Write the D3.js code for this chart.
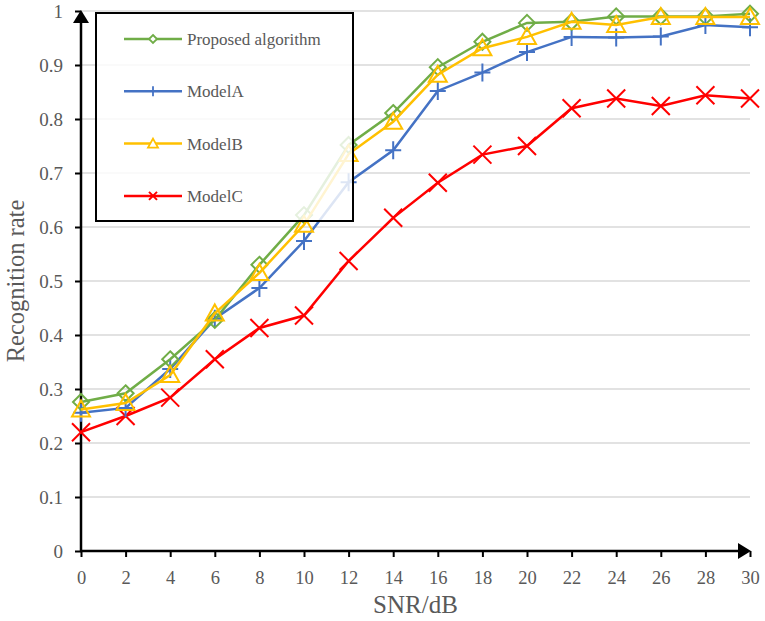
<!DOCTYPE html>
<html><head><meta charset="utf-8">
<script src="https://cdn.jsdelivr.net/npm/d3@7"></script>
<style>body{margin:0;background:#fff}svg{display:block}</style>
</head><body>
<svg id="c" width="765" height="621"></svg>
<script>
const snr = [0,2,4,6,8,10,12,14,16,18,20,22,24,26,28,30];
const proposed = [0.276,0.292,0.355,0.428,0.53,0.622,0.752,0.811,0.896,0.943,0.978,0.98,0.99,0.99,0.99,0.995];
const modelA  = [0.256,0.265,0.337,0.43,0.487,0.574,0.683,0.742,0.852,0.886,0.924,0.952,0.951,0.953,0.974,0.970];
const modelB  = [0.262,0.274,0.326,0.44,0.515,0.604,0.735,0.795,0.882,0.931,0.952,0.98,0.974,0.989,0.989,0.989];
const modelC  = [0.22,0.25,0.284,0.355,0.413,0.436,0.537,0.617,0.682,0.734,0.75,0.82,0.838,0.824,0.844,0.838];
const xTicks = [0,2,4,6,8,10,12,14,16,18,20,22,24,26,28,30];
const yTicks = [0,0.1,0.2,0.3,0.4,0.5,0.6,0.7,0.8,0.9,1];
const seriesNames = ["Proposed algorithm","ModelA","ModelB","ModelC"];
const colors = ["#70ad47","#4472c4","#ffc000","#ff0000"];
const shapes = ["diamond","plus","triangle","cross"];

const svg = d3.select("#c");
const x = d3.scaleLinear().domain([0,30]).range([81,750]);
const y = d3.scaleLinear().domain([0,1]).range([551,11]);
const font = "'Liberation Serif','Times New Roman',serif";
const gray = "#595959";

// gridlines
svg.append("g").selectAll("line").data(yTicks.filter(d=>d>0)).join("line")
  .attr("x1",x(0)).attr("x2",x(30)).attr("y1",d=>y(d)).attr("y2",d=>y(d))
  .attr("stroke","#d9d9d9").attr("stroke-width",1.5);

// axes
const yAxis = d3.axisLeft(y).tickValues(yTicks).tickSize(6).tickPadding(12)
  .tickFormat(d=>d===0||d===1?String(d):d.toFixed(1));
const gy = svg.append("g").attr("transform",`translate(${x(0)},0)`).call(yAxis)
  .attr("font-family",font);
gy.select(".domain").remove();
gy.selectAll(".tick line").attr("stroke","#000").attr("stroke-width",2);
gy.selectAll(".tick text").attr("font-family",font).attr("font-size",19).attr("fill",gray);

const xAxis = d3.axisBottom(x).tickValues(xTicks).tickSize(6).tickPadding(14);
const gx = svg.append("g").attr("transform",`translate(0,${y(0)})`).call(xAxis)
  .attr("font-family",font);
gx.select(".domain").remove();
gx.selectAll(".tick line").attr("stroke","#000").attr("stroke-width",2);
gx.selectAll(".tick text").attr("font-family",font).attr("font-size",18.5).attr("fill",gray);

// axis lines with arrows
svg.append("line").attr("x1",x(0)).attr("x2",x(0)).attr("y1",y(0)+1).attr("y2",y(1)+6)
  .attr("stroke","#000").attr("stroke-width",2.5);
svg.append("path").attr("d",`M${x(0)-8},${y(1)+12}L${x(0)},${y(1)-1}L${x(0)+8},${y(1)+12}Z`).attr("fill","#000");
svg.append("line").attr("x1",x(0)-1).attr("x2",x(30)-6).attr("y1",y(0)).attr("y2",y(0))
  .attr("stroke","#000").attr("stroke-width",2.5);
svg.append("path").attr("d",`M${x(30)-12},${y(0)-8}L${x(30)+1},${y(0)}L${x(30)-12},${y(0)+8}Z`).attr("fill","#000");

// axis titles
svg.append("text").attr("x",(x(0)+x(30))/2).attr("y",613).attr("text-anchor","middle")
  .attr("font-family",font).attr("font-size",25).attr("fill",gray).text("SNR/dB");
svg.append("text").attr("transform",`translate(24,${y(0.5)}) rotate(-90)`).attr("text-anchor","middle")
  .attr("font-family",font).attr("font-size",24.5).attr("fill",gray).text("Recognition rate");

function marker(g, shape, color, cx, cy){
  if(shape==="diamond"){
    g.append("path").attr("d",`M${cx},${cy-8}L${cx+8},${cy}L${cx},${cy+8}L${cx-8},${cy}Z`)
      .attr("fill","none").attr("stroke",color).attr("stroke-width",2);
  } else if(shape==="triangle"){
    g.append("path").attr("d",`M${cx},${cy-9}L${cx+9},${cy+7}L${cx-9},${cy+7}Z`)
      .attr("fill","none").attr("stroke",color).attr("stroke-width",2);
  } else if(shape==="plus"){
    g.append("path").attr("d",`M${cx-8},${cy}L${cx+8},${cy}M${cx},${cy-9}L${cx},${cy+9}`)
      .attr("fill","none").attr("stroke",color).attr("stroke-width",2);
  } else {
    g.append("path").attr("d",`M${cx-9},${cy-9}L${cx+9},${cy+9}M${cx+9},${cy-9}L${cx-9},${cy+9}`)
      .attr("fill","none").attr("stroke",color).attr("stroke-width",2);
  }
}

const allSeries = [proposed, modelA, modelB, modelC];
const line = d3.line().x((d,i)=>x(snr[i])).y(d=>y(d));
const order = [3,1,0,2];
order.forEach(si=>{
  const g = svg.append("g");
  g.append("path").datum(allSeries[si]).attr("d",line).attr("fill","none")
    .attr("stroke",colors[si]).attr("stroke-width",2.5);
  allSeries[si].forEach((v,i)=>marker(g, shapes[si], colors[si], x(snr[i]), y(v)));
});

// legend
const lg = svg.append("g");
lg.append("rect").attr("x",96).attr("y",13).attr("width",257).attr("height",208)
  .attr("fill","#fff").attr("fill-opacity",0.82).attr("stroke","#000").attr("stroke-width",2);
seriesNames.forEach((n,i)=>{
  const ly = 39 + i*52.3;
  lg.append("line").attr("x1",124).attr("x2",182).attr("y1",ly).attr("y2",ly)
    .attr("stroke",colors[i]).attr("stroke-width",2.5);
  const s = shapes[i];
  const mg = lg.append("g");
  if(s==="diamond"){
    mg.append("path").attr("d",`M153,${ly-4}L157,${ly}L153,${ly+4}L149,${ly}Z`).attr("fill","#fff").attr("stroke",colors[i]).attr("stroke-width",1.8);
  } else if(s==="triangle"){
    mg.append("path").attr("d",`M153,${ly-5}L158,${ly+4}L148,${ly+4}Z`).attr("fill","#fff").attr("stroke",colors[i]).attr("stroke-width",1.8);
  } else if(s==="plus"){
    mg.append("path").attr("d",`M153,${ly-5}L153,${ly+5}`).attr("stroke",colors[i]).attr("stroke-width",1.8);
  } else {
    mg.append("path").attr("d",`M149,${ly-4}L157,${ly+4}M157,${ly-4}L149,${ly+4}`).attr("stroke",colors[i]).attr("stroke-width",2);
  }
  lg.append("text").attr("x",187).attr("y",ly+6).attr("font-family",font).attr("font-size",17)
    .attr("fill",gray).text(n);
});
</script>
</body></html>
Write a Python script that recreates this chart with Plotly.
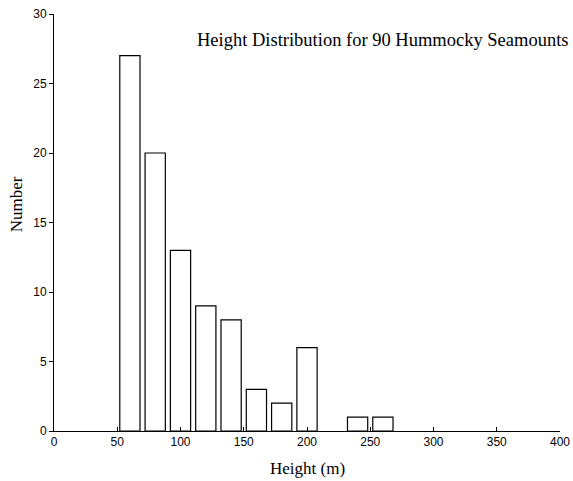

•••••

• _Direction_
Copy out all lines where the word "chart" appears.

• _Exercise answer_
Write the D3.js code for this chart.
Write a Python script that recreates this chart with Plotly.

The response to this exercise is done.